Delhi’s wild spaces do more than host birds and scrub. They record decisions about power, public order and who benefits from urban services. Recent books and research — including Neha Sinha’s forthcoming Wild Capital, Harini Nagendra and Seema Mundoli’s work on trees, and studies of the Yamuna and the Aravalli Ridge — argue that the city’s non‑human life is a visible sign of political choice.
How Delhi wilderness reflects city politics
The city’s gardens, avenues and well‑tended parks show how authorities use vegetation to project modernity, cleanliness and permanence. Planners have historically moved what they considered wilderness to the margins while creating shaded ceremonial vistas in the centre. This approach determines which species can thrive and shapes public spaces through decisions about water, labour and maintenance.
But the parts of Delhi that resist control tell a different story. The Aravalli Ridge and its scrubland are resilient to formal landscaping. They do not bend to straight lines or neat beds, and they remain an archive of institutional habits such as fencing, plotting and treating ecological complexity as a management problem. The Yamuna floodplain offers another lesson. Once a system of seasonal wetlands and sandbars, it has been recast as real estate. Denial of the river’s natural cycle has made floods worse and reduced the city’s natural defences.
Delhi’s fauna also mark the contours of civic life. Monkeys exploit temples and markets, nilgai cross institutional boundaries, crows and kites follow waste routes and street dogs expose patterns of care and abandonment. These species adapt quickly to the opportunities the city provides and in doing so reveal the local political economy.
There is a stark material effect. Areas such as Lutyens’ Delhi and elite colonies receive careful tree maintenance, producing mature shade and cooler neighbourhoods. Peripheral settlements often lack canopy cover, and residents there face hotter streets, higher exposure to dust and weaker public services. That mismatch contributes to climatic injustice: greenery cools and raises land values, while poorer communities endure harsher conditions.

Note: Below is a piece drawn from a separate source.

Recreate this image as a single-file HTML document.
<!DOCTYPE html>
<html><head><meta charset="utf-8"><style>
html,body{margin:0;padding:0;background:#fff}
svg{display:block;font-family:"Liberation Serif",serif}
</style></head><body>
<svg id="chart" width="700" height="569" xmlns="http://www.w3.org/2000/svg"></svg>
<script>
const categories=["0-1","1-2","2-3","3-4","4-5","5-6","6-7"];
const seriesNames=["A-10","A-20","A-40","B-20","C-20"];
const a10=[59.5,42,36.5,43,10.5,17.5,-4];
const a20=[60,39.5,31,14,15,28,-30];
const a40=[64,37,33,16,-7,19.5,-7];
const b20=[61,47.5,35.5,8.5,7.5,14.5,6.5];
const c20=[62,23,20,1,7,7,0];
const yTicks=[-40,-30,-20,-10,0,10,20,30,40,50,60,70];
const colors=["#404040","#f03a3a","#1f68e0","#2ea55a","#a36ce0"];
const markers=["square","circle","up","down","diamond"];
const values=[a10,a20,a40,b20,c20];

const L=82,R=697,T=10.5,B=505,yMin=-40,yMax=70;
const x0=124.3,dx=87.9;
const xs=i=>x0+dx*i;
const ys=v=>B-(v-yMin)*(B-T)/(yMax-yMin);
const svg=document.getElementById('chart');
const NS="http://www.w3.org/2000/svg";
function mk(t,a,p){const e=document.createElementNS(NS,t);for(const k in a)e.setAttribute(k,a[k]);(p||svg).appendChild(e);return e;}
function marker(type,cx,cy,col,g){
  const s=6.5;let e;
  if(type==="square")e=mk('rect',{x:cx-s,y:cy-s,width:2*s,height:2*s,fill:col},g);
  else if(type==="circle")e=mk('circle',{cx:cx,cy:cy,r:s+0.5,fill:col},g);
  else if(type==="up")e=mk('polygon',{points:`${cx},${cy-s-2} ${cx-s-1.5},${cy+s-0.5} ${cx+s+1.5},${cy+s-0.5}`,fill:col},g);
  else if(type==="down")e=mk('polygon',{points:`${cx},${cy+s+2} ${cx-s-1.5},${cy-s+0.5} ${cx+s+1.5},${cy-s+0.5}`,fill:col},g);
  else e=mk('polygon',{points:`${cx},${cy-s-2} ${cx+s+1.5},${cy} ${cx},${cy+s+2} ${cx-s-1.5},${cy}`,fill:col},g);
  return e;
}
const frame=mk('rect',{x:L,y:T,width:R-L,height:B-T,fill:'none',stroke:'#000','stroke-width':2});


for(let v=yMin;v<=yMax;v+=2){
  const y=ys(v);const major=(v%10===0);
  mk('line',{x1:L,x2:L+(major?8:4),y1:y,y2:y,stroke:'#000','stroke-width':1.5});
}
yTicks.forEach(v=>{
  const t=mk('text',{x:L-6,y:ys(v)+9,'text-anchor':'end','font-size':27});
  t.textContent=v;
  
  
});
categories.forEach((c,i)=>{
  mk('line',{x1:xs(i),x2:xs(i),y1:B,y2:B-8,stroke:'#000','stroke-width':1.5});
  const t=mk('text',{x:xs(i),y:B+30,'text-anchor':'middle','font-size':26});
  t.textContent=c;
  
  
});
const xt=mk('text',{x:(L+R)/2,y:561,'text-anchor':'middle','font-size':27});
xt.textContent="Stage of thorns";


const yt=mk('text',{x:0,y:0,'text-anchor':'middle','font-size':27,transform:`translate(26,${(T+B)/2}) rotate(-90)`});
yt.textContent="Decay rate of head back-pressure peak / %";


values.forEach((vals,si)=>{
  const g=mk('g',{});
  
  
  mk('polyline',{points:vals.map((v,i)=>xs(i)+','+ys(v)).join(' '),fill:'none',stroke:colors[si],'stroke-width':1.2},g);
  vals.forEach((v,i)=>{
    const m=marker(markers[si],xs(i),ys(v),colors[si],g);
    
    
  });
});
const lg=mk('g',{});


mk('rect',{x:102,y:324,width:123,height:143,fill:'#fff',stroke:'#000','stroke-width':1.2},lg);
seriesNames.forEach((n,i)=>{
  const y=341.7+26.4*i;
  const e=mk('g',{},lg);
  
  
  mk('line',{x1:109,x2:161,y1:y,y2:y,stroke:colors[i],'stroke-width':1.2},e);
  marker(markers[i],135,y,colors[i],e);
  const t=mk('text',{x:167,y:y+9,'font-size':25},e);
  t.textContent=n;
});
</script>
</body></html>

Understanding this should shift conversations from nostalgia to restoration. Delhi has always been a palimpsest of settlement, agriculture and planning. Suggesting that the city once enjoyed an unspoiled baseline risks romanticising the past and accepting limited ambition for the future. Instead, writers and scientists argue for restoring ecosystems with better baselines informed by contemporary ecological knowledge.
That argument carries a decolonial edge. Some colonial planners dismissed the Aravallis’ vegetation as ugly; reclaiming and restoring such habitats requires a change in mindset as much as in policy. Restoration science offers tools to go beyond simple preservation, allowing planners to design interventions that increase resilience and address social inequalities.
For policy makers, the challenge is practical. It involves rethinking land use in floodplains, investing in canopy cover where it is lacking, and recognising that urban nature is governed by cycles of attention that alternate between emergency and amnesia. Courts, municipal bodies and national missions will play roles, but so will local communities whose everyday bargains shape the city on the ground.
Delhi’s wild spaces therefore provide a clear, public measure of governance. They show where the state chooses to invest, where it withdraws, and how those decisions affect health, mobility and the environment. Treating these spaces as political indicators offers a way to connect ecological restoration with social justice and to imagine a more equitable city.
Key Takeaways:
- Delhi wilderness exposes how state planning and public order shape which species and neighbourhoods thrive, revealing patterns of climatic injustice.
- Books such as Neha Sinha’s Wild Capital and studies of the Yamuna and Aravalli Ridge trace the political choices behind urban nature.
- Restoration and decolonised approaches offer ways to improve urban ecology while addressing social inequality.